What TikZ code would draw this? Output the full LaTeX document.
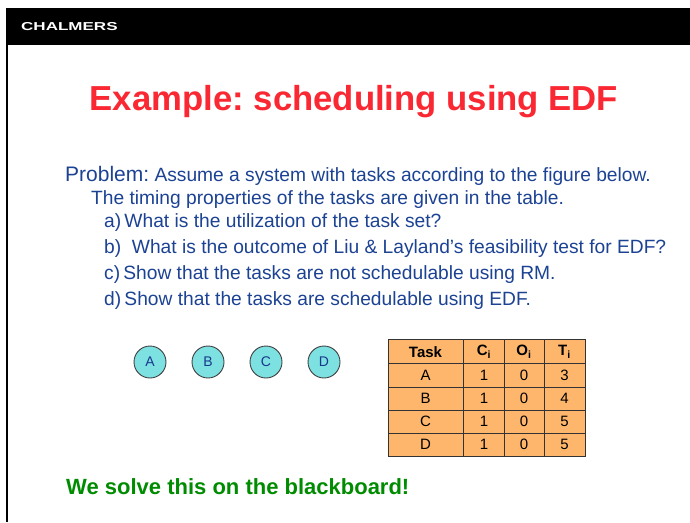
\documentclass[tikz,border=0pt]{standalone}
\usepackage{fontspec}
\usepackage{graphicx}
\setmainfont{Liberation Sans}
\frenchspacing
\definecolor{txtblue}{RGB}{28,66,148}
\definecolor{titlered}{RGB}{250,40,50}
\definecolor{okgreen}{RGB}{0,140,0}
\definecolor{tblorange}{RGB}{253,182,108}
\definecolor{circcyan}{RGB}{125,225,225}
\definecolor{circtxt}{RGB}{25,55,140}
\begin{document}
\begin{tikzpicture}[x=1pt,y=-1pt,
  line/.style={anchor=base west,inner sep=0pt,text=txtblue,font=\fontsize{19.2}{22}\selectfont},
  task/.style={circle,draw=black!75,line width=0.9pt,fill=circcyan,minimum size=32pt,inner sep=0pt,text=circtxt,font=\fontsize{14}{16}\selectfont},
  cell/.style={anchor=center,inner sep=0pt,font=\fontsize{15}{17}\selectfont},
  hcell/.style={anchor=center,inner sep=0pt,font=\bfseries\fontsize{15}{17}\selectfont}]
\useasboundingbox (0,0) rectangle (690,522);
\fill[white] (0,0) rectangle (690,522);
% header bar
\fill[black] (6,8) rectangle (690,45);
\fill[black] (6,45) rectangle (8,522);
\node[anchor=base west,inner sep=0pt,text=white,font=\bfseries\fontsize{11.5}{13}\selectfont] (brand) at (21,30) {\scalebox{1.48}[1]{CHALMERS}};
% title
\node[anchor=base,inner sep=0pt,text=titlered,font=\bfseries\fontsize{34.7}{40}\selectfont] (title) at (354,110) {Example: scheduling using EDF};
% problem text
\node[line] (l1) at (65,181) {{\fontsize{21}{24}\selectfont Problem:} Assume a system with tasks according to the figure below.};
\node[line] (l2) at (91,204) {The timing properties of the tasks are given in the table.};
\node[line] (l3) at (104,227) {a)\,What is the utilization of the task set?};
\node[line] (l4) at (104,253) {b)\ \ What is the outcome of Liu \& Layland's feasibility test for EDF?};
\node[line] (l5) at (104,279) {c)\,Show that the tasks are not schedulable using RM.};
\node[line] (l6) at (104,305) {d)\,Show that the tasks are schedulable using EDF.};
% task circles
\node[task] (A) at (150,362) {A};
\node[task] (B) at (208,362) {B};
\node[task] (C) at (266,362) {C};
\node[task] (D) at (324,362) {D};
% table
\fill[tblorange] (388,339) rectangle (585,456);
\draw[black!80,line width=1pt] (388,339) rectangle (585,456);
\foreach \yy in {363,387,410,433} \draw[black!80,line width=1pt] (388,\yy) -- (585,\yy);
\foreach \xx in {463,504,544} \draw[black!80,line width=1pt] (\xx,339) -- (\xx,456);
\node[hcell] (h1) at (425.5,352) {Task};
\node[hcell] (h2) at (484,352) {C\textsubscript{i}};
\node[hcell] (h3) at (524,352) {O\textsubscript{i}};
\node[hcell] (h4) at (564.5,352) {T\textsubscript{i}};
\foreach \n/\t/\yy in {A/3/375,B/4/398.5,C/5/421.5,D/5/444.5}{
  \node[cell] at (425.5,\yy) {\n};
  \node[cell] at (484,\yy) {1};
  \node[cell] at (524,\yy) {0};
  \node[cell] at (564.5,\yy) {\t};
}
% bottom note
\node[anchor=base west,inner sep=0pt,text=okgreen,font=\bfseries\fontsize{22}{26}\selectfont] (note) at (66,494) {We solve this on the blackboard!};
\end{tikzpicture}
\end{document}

## Task directions
Give the material again exactly as it is, but keep the pictures out.

## Reply
What TikZ code would draw this? Output the full LaTeX document.
\documentclass[tikz,border=0pt]{standalone}
\usepackage{fontspec}
\usepackage{graphicx}
\setmainfont{Liberation Sans}
\frenchspacing
\definecolor{txtblue}{RGB}{28,66,148}
\definecolor{titlered}{RGB}{250,40,50}
\definecolor{okgreen}{RGB}{0,140,0}
\definecolor{tblorange}{RGB}{253,182,108}
\definecolor{circcyan}{RGB}{125,225,225}
\definecolor{circtxt}{RGB}{25,55,140}
\begin{document}
\begin{tikzpicture}[x=1pt,y=-1pt,
  line/.style={anchor=base west,inner sep=0pt,text=txtblue,font=\fontsize{19.2}{22}\selectfont},
  task/.style={circle,draw=black!75,line width=0.9pt,fill=circcyan,minimum size=32pt,inner sep=0pt,text=circtxt,font=\fontsize{14}{16}\selectfont},
  cell/.style={anchor=center,inner sep=0pt,font=\fontsize{15}{17}\selectfont},
  hcell/.style={anchor=center,inner sep=0pt,font=\bfseries\fontsize{15}{17}\selectfont}]
\useasboundingbox (0,0) rectangle (690,522);
\fill[white] (0,0) rectangle (690,522);
% header bar
\fill[black] (6,8) rectangle (690,45);
\fill[black] (6,45) rectangle (8,522);
\node[anchor=base west,inner sep=0pt,text=white,font=\bfseries\fontsize{11.5}{13}\selectfont] (brand) at (21,30) {\scalebox{1.48}[1]{CHALMERS}};
% title
\node[anchor=base,inner sep=0pt,text=titlered,font=\bfseries\fontsize{34.7}{40}\selectfont] (title) at (354,110) {Example: scheduling using EDF};
% problem text
\node[line] (l1) at (65,181) {{\fontsize{21}{24}\selectfont Problem:} Assume a system with tasks according to the figure below.};
\node[line] (l2) at (91,204) {The timing properties of the tasks are given in the table.};
\node[line] (l3) at (104,227) {a)\,What is the utilization of the task set?};
\node[line] (l4) at (104,253) {b)\ \ What is the outcome of Liu \& Layland's feasibility test for EDF?};
\node[line] (l5) at (104,279) {c)\,Show that the tasks are not schedulable using RM.};
\node[line] (l6) at (104,305) {d)\,Show that the tasks are schedulable using EDF.};
% task circles
\node[task] (A) at (150,362) {A};
\node[task] (B) at (208,362) {B};
\node[task] (C) at (266,362) {C};
\node[task] (D) at (324,362) {D};
% table
\fill[tblorange] (388,339) rectangle (585,456);
\draw[black!80,line width=1pt] (388,339) rectangle (585,456);
\foreach \yy in {363,387,410,433} \draw[black!80,line width=1pt] (388,\yy) -- (585,\yy);
\foreach \xx in {463,504,544} \draw[black!80,line width=1pt] (\xx,339) -- (\xx,456);
\node[hcell] (h1) at (425.5,352) {Task};
\node[hcell] (h2) at (484,352) {C\textsubscript{i}};
\node[hcell] (h3) at (524,352) {O\textsubscript{i}};
\node[hcell] (h4) at (564.5,352) {T\textsubscript{i}};
\foreach \n/\t/\yy in {A/3/375,B/4/398.5,C/5/421.5,D/5/444.5}{
  \node[cell] at (425.5,\yy) {\n};
  \node[cell] at (484,\yy) {1};
  \node[cell] at (524,\yy) {0};
  \node[cell] at (564.5,\yy) {\t};
}
% bottom note
\node[anchor=base west,inner sep=0pt,text=okgreen,font=\bfseries\fontsize{22}{26}\selectfont] (note) at (66,494) {We solve this on the blackboard!};
\end{tikzpicture}
\end{document}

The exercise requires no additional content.